Sin embargo, esta lectura que encierra verdad y es legítima, sería empobrecedora porque nos impide entrar en el sentido más profundo de la pasión, muerte y resurrección del Señor. Los acontecimientos pascuales responden a un plan trazado por Dios antes de todos los tiempos. Jesús en su Pascua da cumplimiento a este plan; Él es el enviado del Padre para realizar la salvación del género humano, y lo hace hasta el final, llegando hasta las últimas consecuencias. Por eso, Jesús es consciente de lo que hace y a dónde lo lleva su determinación. La escena del huerto de los olivos nos muestra el drama de la humanidad: lo que pide la carne frente al deseo de hacer lo que Dios quiere; rendirse a la voluntad de Dios supone una lucha que afecta a todo el hombre. Es la experiencia que cada uno vive en su existencia. Al mismo tiempo, Jesús vive su pasión y muerte libremente; va voluntario al suplicio, aun sabiendo de su inocencia. Esto le otorga la dignidad que sólo una coherencia y autenticidad tal pueden otorgar.
Sin embargo, siempre queda y quedará la pregunta: ¿Y por qué la cruz?
“¿Por qué la cruz? Porque Jesús toma sobre sí el mal, la suciedad, el pecado del mundo, también el nuestro, el de todos nosotros, y lo lava, lo lava con su sangre, con la misericordia, con el amor de Dios. Miremos a nuestro alrededor: ¡cuántas heridas inflige el mal a la humanidad! Guerras, violencias, conflictos económicos que se abaten sobre los más débi
les…. Y también –cada uno lo sabe y lo conoce– nuestros pecados personales: las faltas de amor y de respeto a Dios, al prójimo y a toda la creación. Y Jesús en la cruz siente todo el peso del mal, y con la fuerza del amor de Dios lo vence, lo derrota en su resurrección. Este es el bien que Jesús nos hace a todos en el trono de la cruz. La cruz de Cristo, abrazada con amor, nunca conduce a la tristeza, sino a la alegría, a la alegría de ser salvados y de hacer un poquito eso que ha hecho él aquel día de su muerte” (Francisco. Homilía en el Domingo de ramos, 24 de marzo 2013).
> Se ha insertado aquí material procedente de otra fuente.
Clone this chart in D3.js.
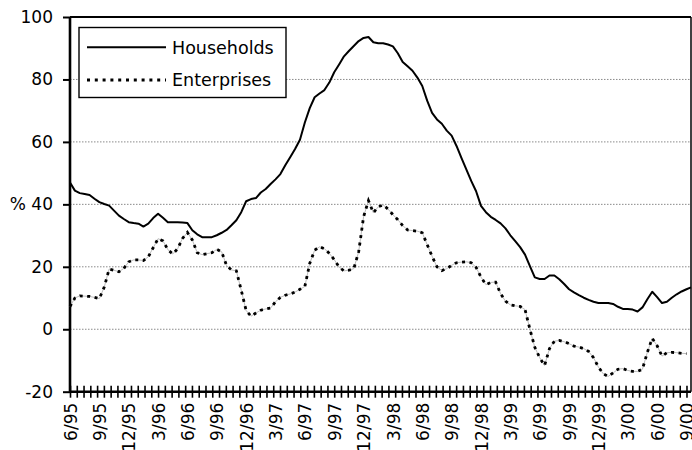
<!DOCTYPE html>
<html>
<head>
<meta charset="utf-8">
<script src="https://cdn.jsdelivr.net/npm/d3@7"></script>
<style>
  html, body { margin: 0; padding: 0; background: #fff; }
  svg { display: block; }
  text { font-family: "DejaVu Sans", sans-serif; fill: #000; }
</style>
</head>
<body>
<svg id="chart" width="692" height="450"></svg>
<script>
// ---- data (semi-monthly readings, starting 6/95) ----
const xLabels = ["6/95","9/95","12/95","3/96","6/96","9/96","12/96","3/97","6/97","9/97","12/97",
                 "3/98","6/98","9/98","12/98","3/99","6/99","9/99","12/99","3/00","6/00","9/00"];
const yTicks = [-20, 0, 20, 40, 60, 80, 100];
const seriesNames = ["Households", "Enterprises"];
const households = [
  47, 44.4, 43.6, 43.3, 43, 41.8, 40.7, 40.1, 39.6, 38,
  36.4, 35.3, 34.3, 34, 33.8, 32.9, 33.8, 35.6, 37, 35.7,
  34.3, 34.3, 34.3, 34.2, 34, 31.7, 30.4, 29.5, 29.5, 29.5,
  30.1, 30.9, 31.8, 33.3, 34.9, 37.5, 41, 41.7, 42, 43.8,
  44.9, 46.5, 48, 49.7, 52.5, 55.1, 57.7, 60.7, 66.2, 70.8,
  74.3, 75.5, 76.6, 79, 82.3, 84.8, 87.4, 89.1, 90.7, 92.3,
  93.3, 93.6, 91.9, 91.6, 91.6, 91.2, 90.6, 88.4, 85.6, 84.2,
  82.8, 80.6, 77.9, 73.2, 69.3, 67.2, 65.8, 63.6, 62, 58.7,
  54.9, 51.2, 47.5, 44.2, 39.5, 37.5, 36, 35, 33.9, 32.3,
  30.1, 28.2, 26.3, 23.9, 20.2, 16.6, 16.1, 16.1, 17.2, 17.2,
  16, 14.5, 12.8, 11.8, 10.9, 10.1, 9.4, 8.8, 8.4, 8.4,
  8.4, 8.1, 7.2, 6.5, 6.5, 6.3, 5.7, 7, 9.6, 12,
  10.3, 8.4, 8.8, 10.1, 11.2, 12.1, 12.8, 13.4];
const enterprises = [
  7.3, 10, 10.7, 10.6, 10.5, 10.2, 9.8, 13.5, 19.3, 18.9,
  18.4, 19.5, 21.6, 22.2, 22.2, 22, 23.2, 26.1, 29, 28.3,
  25.5, 24.1, 25.8, 29.1, 31, 28.6, 24.5, 23.9, 24.2, 24.5,
  25.6, 24.8, 20.4, 19, 18.7, 12.5, 6, 4.2, 5.2, 6.1,
  6.5, 6.8, 8.8, 10.2, 10.9, 11.3, 11.9, 12.8, 13.7, 21.1,
  25.3, 26.4, 25.8, 24.3, 22.3, 19.9, 18.7, 18.9, 19.4, 24.8,
  36, 41.2, 37.3, 39.2, 39.8, 38.5, 36.7, 35.1, 33.2, 31.8,
  31.6, 31.4, 30.9, 27.1, 23.4, 20, 18.8, 19.4, 20.5, 21.3,
  21.5, 21.6, 21.3, 19.8, 16.7, 14.3, 15, 15.1, 11.4, 9,
  7.8, 7.5, 7.3, 6.3, 0, -5.8, -9.1, -11.6, -6.2, -3.8,
  -3.6, -4, -4.6, -5.4, -5.7, -6.2, -7.1, -9.1, -12.1, -14.3,
  -15.1, -14, -12.8, -12.6, -13.2, -13.5, -13.5, -12.8, -7.4, -2.9,
  -5.3, -8.6, -7.5, -7.4, -7.5, -7.7, -7.8];

// ---- layout ----
const svg = d3.select("#chart");
const pLeft = 70, pRight = 691, pTop = 17, pBottom = 391.7;
const weeksPerStep = 13 / 6;   // half a month
const totalWeeks = 275;

const x = d3.scaleLinear().domain([0, totalWeeks]).range([pLeft, pRight]);
const y = d3.scaleLinear().domain([-20, 100]).range([pBottom, pTop]);

// gridlines
svg.append("g")
  .selectAll("line")
  .data(yTicks.filter(v => v > -20 && v < 100))
  .join("line")
  .attr("x1", pLeft).attr("x2", pRight)
  .attr("y1", d => y(d)).attr("y2", d => y(d))
  .attr("stroke", "#8a8a8a")
  .attr("stroke-width", 1)
  .attr("stroke-dasharray", "1.5,1.5");

// frame top and right
svg.append("line").attr("x1", pLeft).attr("x2", pRight).attr("y1", pTop).attr("y2", pTop)
  .attr("stroke", "#000").attr("stroke-width", 1.8);
svg.append("line").attr("x1", pRight).attr("x2", pRight).attr("y1", pTop).attr("y2", pBottom)
  .attr("stroke", "#000").attr("stroke-width", 1.5);

// y axis
const yAxis = svg.append("g")
  .attr("transform", `translate(${pLeft},0)`)
  .call(d3.axisLeft(y).tickValues(yTicks).tickSize(7).tickPadding(10)
        .tickFormat(d => d === 40 ? "% 40" : String(d)));
yAxis.select(".domain").attr("stroke-width", 2.6).attr("d", `M0,${pTop}V${pBottom}`);
yAxis.selectAll(".tick line").attr("stroke-width", 2);
yAxis.selectAll("text").style("font-size", "17px").style("font-family", "DejaVu Sans, sans-serif");

// x axis ticks (every 3 weeks, crossing)
const tickWeeks = d3.range(0, totalWeeks + 1, 3);
const xTicks = svg.append("g")
  .attr("transform", `translate(0,${pBottom})`)
  .call(d3.axisBottom(x).tickValues(tickWeeks).tickSize(6).tickFormat(""));
xTicks.select(".domain").remove();
xTicks.selectAll(".tick line").attr("y1", -6).attr("y2", 6).attr("stroke-width", 1.6);

// x axis labels (every 13 weeks)
const labelWeeks = xLabels.map((_, i) => i * 13);
const xLab = svg.append("g")
  .attr("transform", `translate(0,${pBottom})`)
  .call(d3.axisBottom(x).tickValues(labelWeeks).tickSize(0)
        .tickFormat((d, i) => xLabels[i]));
xLab.select(".domain").remove();
xLab.selectAll("text")
  .attr("transform", "rotate(-90)")
  .attr("text-anchor", "end")
  .attr("x", -11)
  .attr("y", 0)
  .attr("dy", "0.36em")
  .style("font-size", "17px")
  .style("font-family", "DejaVu Sans, sans-serif");

// bottom axis line
svg.append("line").attr("x1", pLeft).attr("x2", pRight).attr("y1", pBottom).attr("y2", pBottom)
  .attr("stroke", "#000").attr("stroke-width", 2.6);

// lines
const line = d3.line()
  .x((d, i) => x(Math.min(i * weeksPerStep, totalWeeks)))
  .y(d => y(d));

svg.append("path").datum(enterprises)
  .attr("d", line).attr("fill", "none")
  .attr("stroke", "#aaa").attr("stroke-width", 0.8);
svg.append("path").datum(enterprises)
  .attr("d", line).attr("fill", "none")
  .attr("stroke", "#000").attr("stroke-width", 2.8)
  .attr("stroke-dasharray", "3,4.5");
svg.append("path").datum(households)
  .attr("d", line).attr("fill", "none")
  .attr("stroke", "#000").attr("stroke-width", 2)
  .attr("stroke-linejoin", "round");

// legend
const lg = svg.append("g");
lg.append("rect").attr("x", 79).attr("y", 27.5).attr("width", 207).attr("height", 70)
  .attr("fill", "#fff").attr("stroke", "#000").attr("stroke-width", 1.4);
const legendRows = [
  { name: seriesNames[0], dash: null, w: 2, cy: 47.3 },
  { name: seriesNames[1], dash: "3,4.8", w: 3, cy: 80 }
];
legendRows.forEach(r => {
  lg.append("line").attr("x1", 87).attr("x2", 166).attr("y1", r.cy).attr("y2", r.cy)
    .attr("stroke", "#000").attr("stroke-width", r.w)
    .attr("stroke-dasharray", r.dash);
  lg.append("text").attr("x", 172).attr("y", r.cy).attr("dy", "0.36em")
    .style("font-size", "17.5px").text(r.name);
});
</script>
</body>
</html>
Comencemos, pues, querido hermanos, mirando a la cruz donde está el Crucificado, pidiendo que se nos conceda “que las enseñanzas de su pasión nos sirvan de testimonio, y que un día participemos en su gloriosa resurrección” (Oración Colecta).
Pidamos también la intercesión de la Virgen María; que ella nos enseñe a mirar al Señor como ella lo miraba, y a seguirlo como ella lo ha seguido hasta la cruz en la esperanza de la resurrección.